The killing stunned residents in and around Charlotte Ranchettes, an area of large lots and homes east of Punta Gorda where neighbors say people tend to know one another and notice when something is wrong. Bradley’s death drew particular attention because friends and neighbors described him as a veteran and a steady presence in the community. In television interviews carried by local outlets, neighbors spoke of him as someone who was kind, helpful and known to people nearby. One neighbor, Jody Scharping, said Bradley had mentored her son and called his death hard to accept. Another friend, Adam LaFleur, told local reporters he had become suspicious of Giblin soon after hearing Bradley had been killed. LaFleur said Giblin had recently been staying with Bradley and described tension in the home before the killing. Those comments have not been tested in court, but they add to a picture of a household conflict that investigators say turned deadly.

The charges announced by the sheriff’s office suggest prosecutors, at least for now, are treating the case as a homicide that was not premeditated rather than a planned killing. Under Florida law, that distinction can shape how a case proceeds, what evidence becomes central and what prosecutors must prove as the court process unfolds. The grand theft count stems from deputies’ account that Giblin left in Bradley’s pickup truck and was later found with it in Sarasota County. The next formal steps are likely to include a first appearance or other early court proceedings, the appointment or appearance of defense counsel if one has not already been named, and the filing of charging documents that set out the state’s allegations in greater detail. Investigators may also wait for autopsy findings, forensic testing and any additional witness interviews before releasing a fuller account of the confrontation inside the house.

For now, much of the public record comes from law enforcement statements issued in the hours after the arrest, and those statements focus on the confession, the missing truck and the basic timeline. The sheriff’s office has not publicly said whether Giblin called 911 herself or whether someone else made the report that sent deputies to the home. Officials also have not said whether Bradley and Giblin had a formal lease arrangement, how long they had lived together, or whether deputies had been called to the address before. Those unanswered questions matter because they could help explain the relationship between the two and whether there were warning signs before the killing. Still, the central allegation from investigators is direct and severe: that an argument inside the Punta Gorda home ended with Bradley stabbed to death, his body covered and his truck driven away before deputies in two counties brought the case to an arrest.

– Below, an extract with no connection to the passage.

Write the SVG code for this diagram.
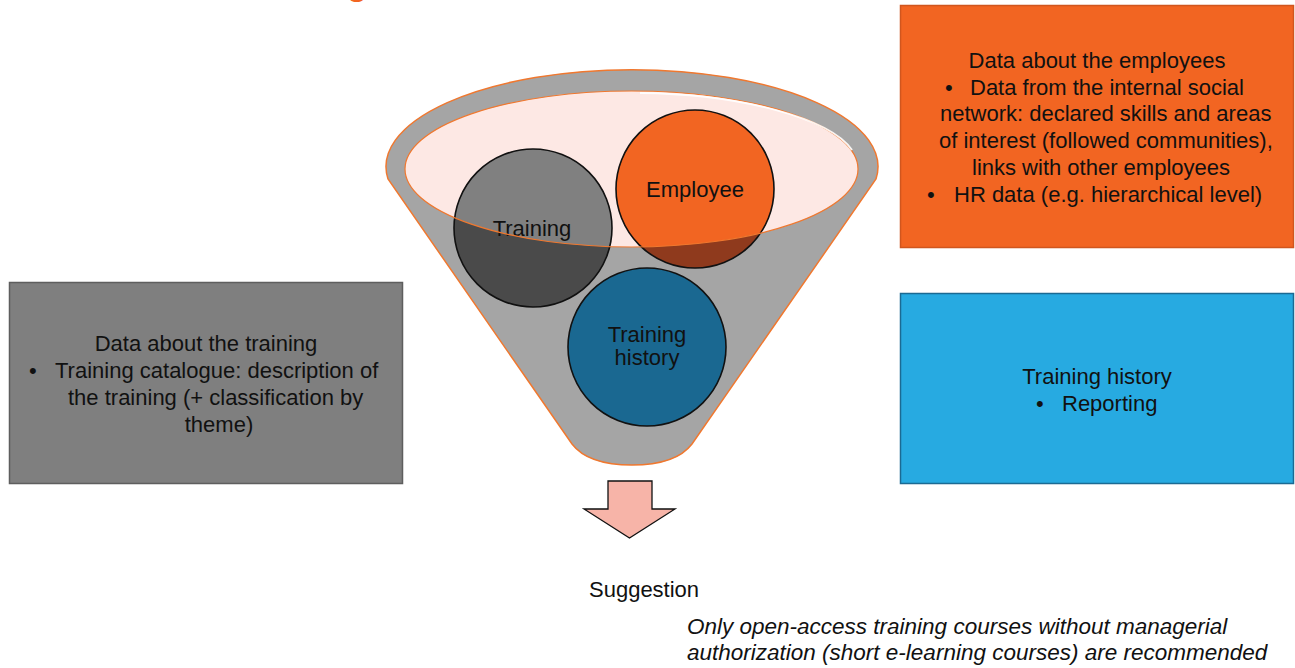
<svg xmlns="http://www.w3.org/2000/svg" width="1295" height="668" viewBox="0 0 1295 668">
  <defs>
    <style>
      .t { font-family: "Liberation Sans", Arial, sans-serif; font-size: 22px; fill: #111; }
      .c { text-anchor: middle; }
      .it { font-style: italic; font-size: 22.5px; }
      .circle-line { fill: none; stroke: #111; stroke-width: 1.6; }
    </style>
    <!-- inner rim of the funnel mouth -->
    <clipPath id="mouth">
      <ellipse cx="631.5" cy="169" rx="226.5" ry="78"/>
    </clipPath>
  </defs>

  <rect width="1295" height="668" fill="#ffffff"/>

  <!-- heading fragment along the top edge -->
  <text x="346" y="-6" font-family="Liberation Sans, Arial, sans-serif" font-size="40" fill="#f26522">g</text>

  <!-- funnel -->
  <g id="funnel">
    <path d="M388,179 A246,97 0 1 1 876,179 L692,444 C679,461 656,465 632,465 C608,465 585,461 572,444 Z"
          fill="#a5a5a5" stroke="#f0782f" stroke-width="1.5"/>
    <ellipse cx="631.5" cy="169" rx="226.5" ry="78" fill="#fde8e4"/>
  </g>

  <!-- Training -->
  <g id="training">
    <circle cx="533" cy="228" r="79" fill="#4a4a4a"/>
    <circle cx="533" cy="228" r="79" fill="#808080" clip-path="url(#mouth)"/>
    <circle cx="533" cy="228" r="79" class="circle-line"/>
    <text class="t c" x="532" y="236">Training</text>
  </g>

  <!-- Employee -->
  <g id="employee">
    <circle cx="695" cy="189" r="79" fill="#8f3a1d"/>
    <circle cx="695" cy="189" r="79" fill="#f26522" clip-path="url(#mouth)"/>
    <circle cx="695" cy="189" r="79" class="circle-line"/>
    <text class="t c" x="695" y="197">Employee</text>
  </g>

  <!-- Training history -->
  <g id="training-history">
    <circle cx="647" cy="347" r="79" fill="#1a6891"/>
    <circle cx="647" cy="347" r="79" class="circle-line"/>
    <text class="t c" x="647" y="342" font-size="21.5">Training</text>
    <text class="t c" x="647" y="365" font-size="21.5">history</text>
  </g>

  <!-- rim edge drawn over the circles -->
  <g id="rim">
    <ellipse cx="631.5" cy="169" rx="226.5" ry="78" fill="none" stroke="#f0782f" stroke-width="1.2"/>
    <path d="M640,93 C740,94 830,118 852,150" fill="none" stroke="#ffffff" stroke-width="2" opacity="0.9"/>
  </g>

  <!-- data about the employees -->
  <g id="employee-data">
    <rect x="900.5" y="5.5" width="393" height="242" fill="#f26522" stroke="#d0561e" stroke-width="1.5"/>
    <text class="t c" x="1097" y="68">Data about the employees</text>
    <text class="t" x="945" y="95">•</text>
    <text class="t" x="970" y="95">Data from the internal social</text>
    <text class="t" x="940" y="121">network: declared skills and areas</text>
    <text class="t" x="939" y="148">of interest (followed communities),</text>
    <text class="t" x="972" y="175">links with other employees</text>
    <text class="t" x="927" y="202">•</text>
    <text class="t" x="954" y="202">HR data (e.g. hierarchical level)</text>
  </g>

  <!-- data about the training -->
  <g id="training-data">
    <rect x="9.5" y="282.5" width="393" height="201" fill="#7f7f7f" stroke="#5e5e5e" stroke-width="1.5"/>
    <text class="t c" x="206" y="351">Data about the training</text>
    <text class="t" x="29" y="378">•</text>
    <text class="t" x="55" y="378">Training catalogue: description of</text>
    <text class="t" x="68" y="405">the training (+ classification by</text>
    <text class="t c" x="219" y="432">theme)</text>
  </g>

  <!-- training history reporting -->
  <g id="history-data">
    <rect x="900.5" y="293.5" width="393" height="190" fill="#27aae1" stroke="#1b6a93" stroke-width="1.5"/>
    <text class="t c" x="1097" y="384">Training history</text>
    <text class="t" x="1036" y="411">•</text>
    <text class="t" x="1062" y="411">Reporting</text>
  </g>

  <!-- output arrow -->
  <g id="connectors">
    <path d="M608,481 L652,481 L652,509 L675,509 L629.5,538 L584,509 L608,509 Z"
          fill="#f7b4a8" stroke="#111" stroke-width="1.3" stroke-linejoin="miter"/>
  </g>

  <g id="suggestion">
    <text class="t" x="589" y="597" font-size="20">Suggestion</text>
  </g>

  <g id="note">
    <text class="t it" x="687" y="634">Only open-access training courses without managerial</text>
    <text class="t it" x="687" y="660">authorization (short e-learning courses) are recommended</text>
  </g>
</svg>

The human toll has been just as visible as the criminal case. Friends speaking after Bradley’s death remembered him less as a name in a police release than as an older man with roots in the neighborhood and a history of helping others. Their remarks gave the case a layer of grief beyond the usual language of charges and evidence. At the same time, the sheriff’s office cast the arrest as an example of close coordination between agencies across county lines. Prummell said Southwest Florida benefits when agencies work together “so effectively for the people we serve,” a statement that underscored how quickly the investigation crossed from Charlotte County into Sarasota County once detectives realized the truck was missing. That cooperation, officials say, helped them locate the suspect before the case grew colder and before the missing vehicle disappeared farther from the scene.

As of Tuesday, Giblin remained accused in Bradley’s death, and the case was still in its early stages. The next milestone is expected to come in court, where prosecutors are likely to outline the charges and any new records may provide a fuller timeline of what happened on March 8.

Author note: Last updated March 10, 2026.